- Work to be completed: Reproduce the listing below exactly. Pictures do not belong in the copy.

- Data excerpt:
------------------------------------------------

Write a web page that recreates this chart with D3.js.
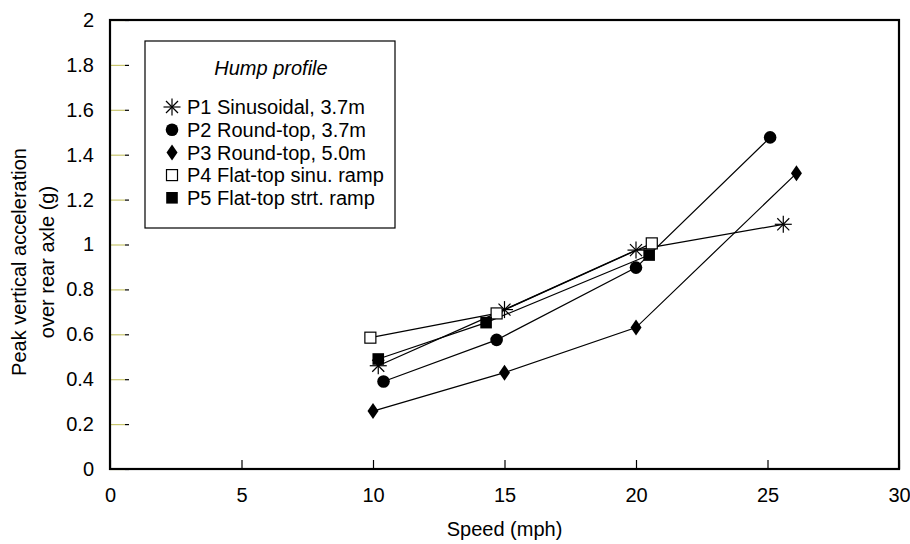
<!DOCTYPE html>
<html lang="en">
<head>
<meta charset="UTF-8">
<title>Peak vertical acceleration vs speed</title>
<script src="https://d3js.org/d3.v7.min.js"></script>
<style>
  body { margin: 0; background: #fff; font-family: "Liberation Sans", Arial, sans-serif; }
  .tick text { font-size: 20px; fill: #000; }
  .legend text { font-size: 20px; }
</style>
</head>
<body>
<svg width="910" height="544"></svg>
<script>
// speed (mph) / peak vertical acceleration (g)
const p1Speed = [10.2, 15.0, 20.0, 25.6];
const p1Accel = [0.46, 0.71, 0.975, 1.09];
const p2Speed = [10.4, 14.7, 20.0, 25.1];
const p2Accel = [0.39, 0.575, 0.897, 1.477];
const p3Speed = [10.0, 15.0, 20.0, 26.1];
const p3Accel = [0.258, 0.429, 0.63, 1.317];
const p4Speed = [9.9, 14.7, 20.6];
const p4Accel = [0.585, 0.693, 1.005];
const p5Speed = [10.2, 14.3, 20.5];
const p5Accel = [0.49, 0.652, 0.953];

const seriesNames = ["P1 Sinusoidal, 3.7m", "P2 Round-top, 3.7m", "P3 Round-top, 5.0m",
                     "P4 Flat-top sinu. ramp", "P5 Flat-top strt. ramp"];
const xTicks = [0, 5, 10, 15, 20, 25, 30];
const yTicks = [0, 0.2, 0.4, 0.6, 0.8, 1, 1.2, 1.4, 1.6, 1.8, 2];

const series = [
  { name: seriesNames[0], shape: "star", xs: p1Speed, ys: p1Accel },
  { name: seriesNames[1], shape: "circle", xs: p2Speed, ys: p2Accel },
  { name: seriesNames[2], shape: "diamond", xs: p3Speed, ys: p3Accel },
  { name: seriesNames[3], shape: "openSquare", xs: p4Speed, ys: p4Accel },
  { name: seriesNames[4], shape: "square", xs: p5Speed, ys: p5Accel }
];

const margin = { top: 20, left: 110 };
const w = 789, h = 449;

const svg = d3.select("svg");
const g = svg.append("g").attr("transform", `translate(${margin.left},${margin.top})`);

const x = d3.scaleLinear().domain([0, 30]).range([0, w]);
const y = d3.scaleLinear().domain([0, 2]).range([h, 0]);

// x axis, ticks pointing up into the plot
const xAxis = g.append("g")
  .attr("transform", `translate(0,${h})`)
  .call(d3.axisTop(x).tickValues(xTicks).tickSize(9).tickFormat(d3.format("d")));
xAxis.select(".domain").remove();
xAxis.selectAll("line").attr("stroke", "#000").attr("stroke-width", 1.2);
xAxis.selectAll("text").attr("y", 19).attr("dy", "0.71em");

// y axis, ticks pointing right
const yAxis = g.append("g")
  .call(d3.axisRight(y).tickValues(yTicks).tickSize(15).tickFormat(d => d3.format("")(+d.toFixed(1))));
yAxis.select(".domain").remove();
yAxis.selectAll("line").attr("stroke", "#c9c66e").attr("stroke-width", 1.2);
yAxis.selectAll(".tick").append("line")
  .attr("x1", 15).attr("x2", 19).attr("stroke", "#000").attr("stroke-width", 1.2);
yAxis.selectAll("text").attr("x", -16).attr("text-anchor", "end");

// frame
g.append("rect")
  .attr("width", w).attr("height", h)
  .attr("fill", "none").attr("stroke", "#000").attr("stroke-width", 2.2);

// marker drawing
function drawMarker(sel, shape) {
  if (shape === "star") {
    const r = 8.5;
    [0, 45, 90, 135].forEach(a => {
      const rad = a * Math.PI / 180;
      sel.append("line")
        .attr("x1", -r * Math.cos(rad)).attr("y1", -r * Math.sin(rad))
        .attr("x2", r * Math.cos(rad)).attr("y2", r * Math.sin(rad))
        .attr("stroke", "#000").attr("stroke-width", 1.2);
    });
  } else if (shape === "circle") {
    sel.append("circle").attr("r", 6.3).attr("fill", "#000");
  } else if (shape === "diamond") {
    sel.append("path").attr("d", "M0,-8L5.5,0L0,8L-5.5,0Z").attr("fill", "#000");
  } else if (shape === "openSquare") {
    sel.append("rect").attr("x", -5.5).attr("y", -5.5).attr("width", 11).attr("height", 11)
      .attr("fill", "#fff").attr("stroke", "#000").attr("stroke-width", 1.2);
  } else {
    sel.append("rect").attr("x", -5.8).attr("y", -5.8).attr("width", 11.6).attr("height", 11.6)
      .attr("fill", "#000");
  }
}

const line = d3.line().x(d => x(d[0])).y(d => y(d[1]));

series.forEach(s => {
  const pts = s.xs.map((v, i) => [v, s.ys[i]]);
  g.append("path").datum(pts)
    .attr("d", line).attr("fill", "none").attr("stroke", "#000").attr("stroke-width", 1.2);
});
series.forEach(s => {
  const pts = s.xs.map((v, i) => [v, s.ys[i]]);
  pts.forEach(p => {
    const m = g.append("g").attr("transform", `translate(${x(p[0])},${y(p[1])})`);
    drawMarker(m, s.shape);
  });
});

// legend
const lg = svg.append("g").attr("class", "legend").attr("transform", "translate(145,41)");
lg.append("rect").attr("width", 250).attr("height", 187)
  .attr("fill", "#fff").attr("stroke", "#000").attr("stroke-width", 1.2);
lg.append("text").attr("x", 126).attr("y", 34).attr("text-anchor", "middle")
  .attr("font-style", "italic").text("Hump profile");
series.forEach((s, i) => {
  const row = lg.append("g").attr("transform", `translate(0,${66 + i * 22.7})`);
  const m = row.append("g").attr("transform", "translate(27,0)");
  drawMarker(m, s.shape);
  row.append("text").attr("x", 42).attr("dy", "0.36em").text(s.name);
});

// axis titles
svg.append("text").attr("x", margin.left + x(15)).attr("y", 536)
  .attr("text-anchor", "middle").attr("font-size", 20).text("Speed (mph)");
const yl = svg.append("text").attr("transform", "translate(0,262) rotate(-90)")
  .attr("text-anchor", "middle").attr("font-size", 20);
yl.append("tspan").attr("x", 0).attr("y", 26).text("Peak vertical acceleration");
yl.append("tspan").attr("x", 0).attr("y", 54).text("over rear axle (g)");
</script>
</body>
</html>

------------------------------------------------

- Answer:
Write a web page that recreates this chart with D3.js.
<!DOCTYPE html>
<html lang="en">
<head>
<meta charset="UTF-8">
<title>Peak vertical acceleration vs speed</title>
<script src="https://d3js.org/d3.v7.min.js"></script>
<style>
  body { margin: 0; background: #fff; font-family: "Liberation Sans", Arial, sans-serif; }
  .tick text { font-size: 20px; fill: #000; }
  .legend text { font-size: 20px; }
</style>
</head>
<body>
<svg width="910" height="544"></svg>
<script>
// speed (mph) / peak vertical acceleration (g)
const p1Speed = [10.2, 15.0, 20.0, 25.6];
const p1Accel = [0.46, 0.71, 0.975, 1.09];
const p2Speed = [10.4, 14.7, 20.0, 25.1];
const p2Accel = [0.39, 0.575, 0.897, 1.477];
const p3Speed = [10.0, 15.0, 20.0, 26.1];
const p3Accel = [0.258, 0.429, 0.63, 1.317];
const p4Speed = [9.9, 14.7, 20.6];
const p4Accel = [0.585, 0.693, 1.005];
const p5Speed = [10.2, 14.3, 20.5];
const p5Accel = [0.49, 0.652, 0.953];

const seriesNames = ["P1 Sinusoidal, 3.7m", "P2 Round-top, 3.7m", "P3 Round-top, 5.0m",
                     "P4 Flat-top sinu. ramp", "P5 Flat-top strt. ramp"];
const xTicks = [0, 5, 10, 15, 20, 25, 30];
const yTicks = [0, 0.2, 0.4, 0.6, 0.8, 1, 1.2, 1.4, 1.6, 1.8, 2];

const series = [
  { name: seriesNames[0], shape: "star", xs: p1Speed, ys: p1Accel },
  { name: seriesNames[1], shape: "circle", xs: p2Speed, ys: p2Accel },
  { name: seriesNames[2], shape: "diamond", xs: p3Speed, ys: p3Accel },
  { name: seriesNames[3], shape: "openSquare", xs: p4Speed, ys: p4Accel },
  { name: seriesNames[4], shape: "square", xs: p5Speed, ys: p5Accel }
];

const margin = { top: 20, left: 110 };
const w = 789, h = 449;

const svg = d3.select("svg");
const g = svg.append("g").attr("transform", `translate(${margin.left},${margin.top})`);

const x = d3.scaleLinear().domain([0, 30]).range([0, w]);
const y = d3.scaleLinear().domain([0, 2]).range([h, 0]);

// x axis, ticks pointing up into the plot
const xAxis = g.append("g")
  .attr("transform", `translate(0,${h})`)
  .call(d3.axisTop(x).tickValues(xTicks).tickSize(9).tickFormat(d3.format("d")));
xAxis.select(".domain").remove();
xAxis.selectAll("line").attr("stroke", "#000").attr("stroke-width", 1.2);
xAxis.selectAll("text").attr("y", 19).attr("dy", "0.71em");

// y axis, ticks pointing right
const yAxis = g.append("g")
  .call(d3.axisRight(y).tickValues(yTicks).tickSize(15).tickFormat(d => d3.format("")(+d.toFixed(1))));
yAxis.select(".domain").remove();
yAxis.selectAll("line").attr("stroke", "#c9c66e").attr("stroke-width", 1.2);
yAxis.selectAll(".tick").append("line")
  .attr("x1", 15).attr("x2", 19).attr("stroke", "#000").attr("stroke-width", 1.2);
yAxis.selectAll("text").attr("x", -16).attr("text-anchor", "end");

// frame
g.append("rect")
  .attr("width", w).attr("height", h)
  .attr("fill", "none").attr("stroke", "#000").attr("stroke-width", 2.2);

// marker drawing
function drawMarker(sel, shape) {
  if (shape === "star") {
    const r = 8.5;
    [0, 45, 90, 135].forEach(a => {
      const rad = a * Math.PI / 180;
      sel.append("line")
        .attr("x1", -r * Math.cos(rad)).attr("y1", -r * Math.sin(rad))
        .attr("x2", r * Math.cos(rad)).attr("y2", r * Math.sin(rad))
        .attr("stroke", "#000").attr("stroke-width", 1.2);
    });
  } else if (shape === "circle") {
    sel.append("circle").attr("r", 6.3).attr("fill", "#000");
  } else if (shape === "diamond") {
    sel.append("path").attr("d", "M0,-8L5.5,0L0,8L-5.5,0Z").attr("fill", "#000");
  } else if (shape === "openSquare") {
    sel.append("rect").attr("x", -5.5).attr("y", -5.5).attr("width", 11).attr("height", 11)
      .attr("fill", "#fff").attr("stroke", "#000").attr("stroke-width", 1.2);
  } else {
    sel.append("rect").attr("x", -5.8).attr("y", -5.8).attr("width", 11.6).attr("height", 11.6)
      .attr("fill", "#000");
  }
}

const line = d3.line().x(d => x(d[0])).y(d => y(d[1]));

series.forEach(s => {
  const pts = s.xs.map((v, i) => [v, s.ys[i]]);
  g.append("path").datum(pts)
    .attr("d", line).attr("fill", "none").attr("stroke", "#000").attr("stroke-width", 1.2);
});
series.forEach(s => {
  const pts = s.xs.map((v, i) => [v, s.ys[i]]);
  pts.forEach(p => {
    const m = g.append("g").attr("transform", `translate(${x(p[0])},${y(p[1])})`);
    drawMarker(m, s.shape);
  });
});

// legend
const lg = svg.append("g").attr("class", "legend").attr("transform", "translate(145,41)");
lg.append("rect").attr("width", 250).attr("height", 187)
  .attr("fill", "#fff").attr("stroke", "#000").attr("stroke-width", 1.2);
lg.append("text").attr("x", 126).attr("y", 34).attr("text-anchor", "middle")
  .attr("font-style", "italic").text("Hump profile");
series.forEach((s, i) => {
  const row = lg.append("g").attr("transform", `translate(0,${66 + i * 22.7})`);
  const m = row.append("g").attr("transform", "translate(27,0)");
  drawMarker(m, s.shape);
  row.append("text").attr("x", 42).attr("dy", "0.36em").text(s.name);
});

// axis titles
svg.append("text").attr("x", margin.left + x(15)).attr("y", 536)
  .attr("text-anchor", "middle").attr("font-size", 20).text("Speed (mph)");
const yl = svg.append("text").attr("transform", "translate(0,262) rotate(-90)")
  .attr("text-anchor", "middle").attr("font-size", 20);
yl.append("tspan").attr("x", 0).attr("y", 26).text("Peak vertical acceleration");
yl.append("tspan").attr("x", 0).attr("y", 54).text("over rear axle (g)");
</script>
</body>
</html>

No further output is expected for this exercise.